In the bedroom, the best minimalist choices are often the least flashy. Good bedding, a soft bedside light and a few surfaces kept intentionally clear can make the room feel restful very quickly. There is no need to over-style a space that is meant to help you switch off.

In the bathroom, essentials should reduce friction. Simple storage, quality towels and daily-use items decanted or arranged neatly can make even a small room feel calmer. The aim is not hotel perfection. It is ease.

Buying less, but buying better

A curated home is rarely built in one shopping session. It comes together slowly, through useful choices repeated over time. That matters, because some items reveal their value only after months of use. A tote that carries everything comfortably, a cup that becomes your favourite, or a piece of kitchenware you reach for every morning is worth more than a shelf full of maybe.

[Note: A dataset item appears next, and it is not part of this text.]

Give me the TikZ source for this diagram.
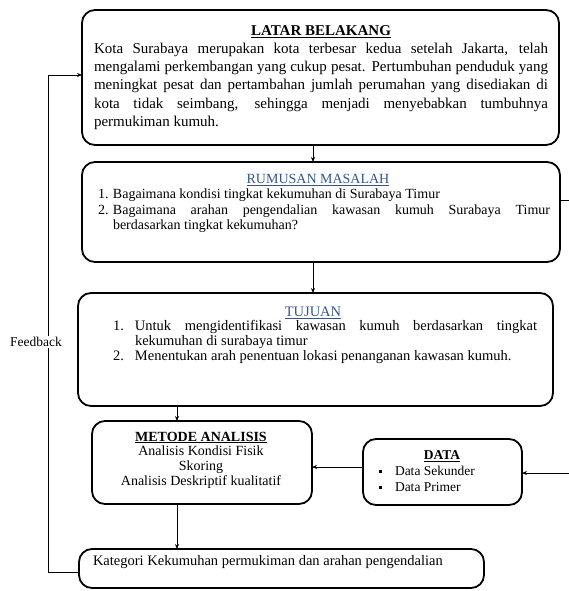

This is also where eco-conscious choices fit naturally. Buying less often, choosing durable materials, and avoiding trend-led clutter tends to be better for the home and often better for waste as well. Not every sustainable option will suit every budget, and that is fine. The more realistic approach is to choose thoughtfully where you can and prioritise longevity.

For shoppers who prefer a more edited experience, brands such as Stella Frank appeal for a reason. A smaller, cohesive selection makes it easier to find pieces that feel useful, calm and at home with one another.

A simple test before anything comes home

Before adding a new item, ask three things. Will I use it often? Does it solve a real need or improve comfort in a lasting way? Will it still suit my space six months from now?

If the answer is yes to all three, it is probably worth considering. If not, it may just be another object asking for room in your cupboards, on your shelves or in your head.

The best homes are not the emptiest ones. They are the ones where every item feels easy to live with, and where the essentials quietly support the way you want each day to feel.